Feature selection in the Lasso regression model

Lasso regression is very efficient for the purposes of using feature selection methods and therefore is an important machine learning algorithm when we need to use the regularization methods. In this lasso regression model, we need to calculate the cost function, which can be done with the help of the equation provided above. In the above mathematical equation, we calculate the cost function, and then the regression line is obtained through this.

Implementaion of Lasso regression

library(glmnet)


lasso<- glmnet(x = features, y = target, alpha = 1)
plot(lasso, xvar = "lambda", label = TRUE)

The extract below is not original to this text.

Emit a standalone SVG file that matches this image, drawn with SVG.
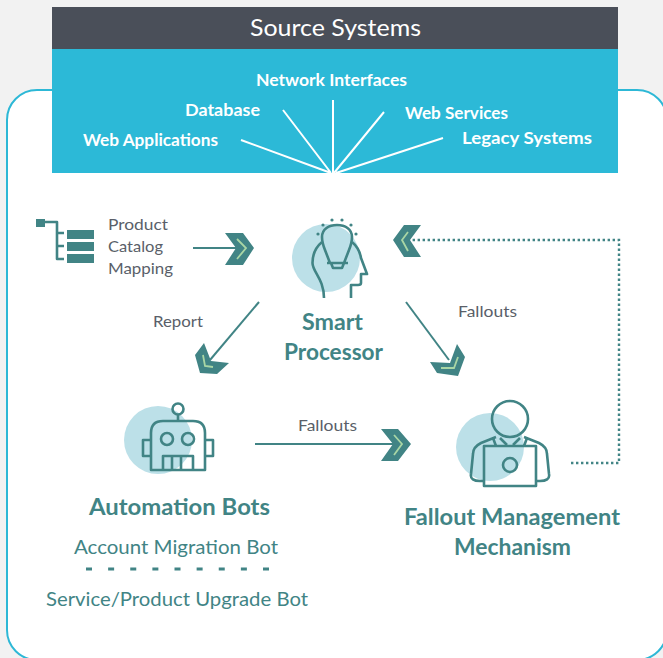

cv_lasso <- cv.glmnet(x = features, y = target, alpha = 1)
plot(cv_lasso)

Advantages and disadvantages of using the Lasso regression model

Advantages:

The Lasso regression can be efficiently used for regularization purposes, and therefore it can avoid overfitting and can be applied even if the number of features is greater than that of the number of data.
The Lasso regression model can perform feature selection and is faster when compared in terms of fitting and inference.
The results obtained through the Lasso regression model are much better than the other methods of automatic variable selection like that of the forward, backward, and stepwise variable selection methods.

Disadvantages:

One of the main problems that occur while using the lasso regularization model is that the Lasso model is automatic and therefore avoids the case where the data analyst does need to think, and hence this model works without the guidance of the analyst.
Being automatic is why the lasso regularization model produces unnecessary models and does not follow any hierarchy principles.
The lasso regression model ignores the non-significant variable, which may not be of any importance.
The models which are being selected by the lasso model may or may not be stable.
In case when we are using the lasso regression model and we have a highly correlated feature, then the lasso model may select a part of them or one of them, and this result depends on the implementation of the model.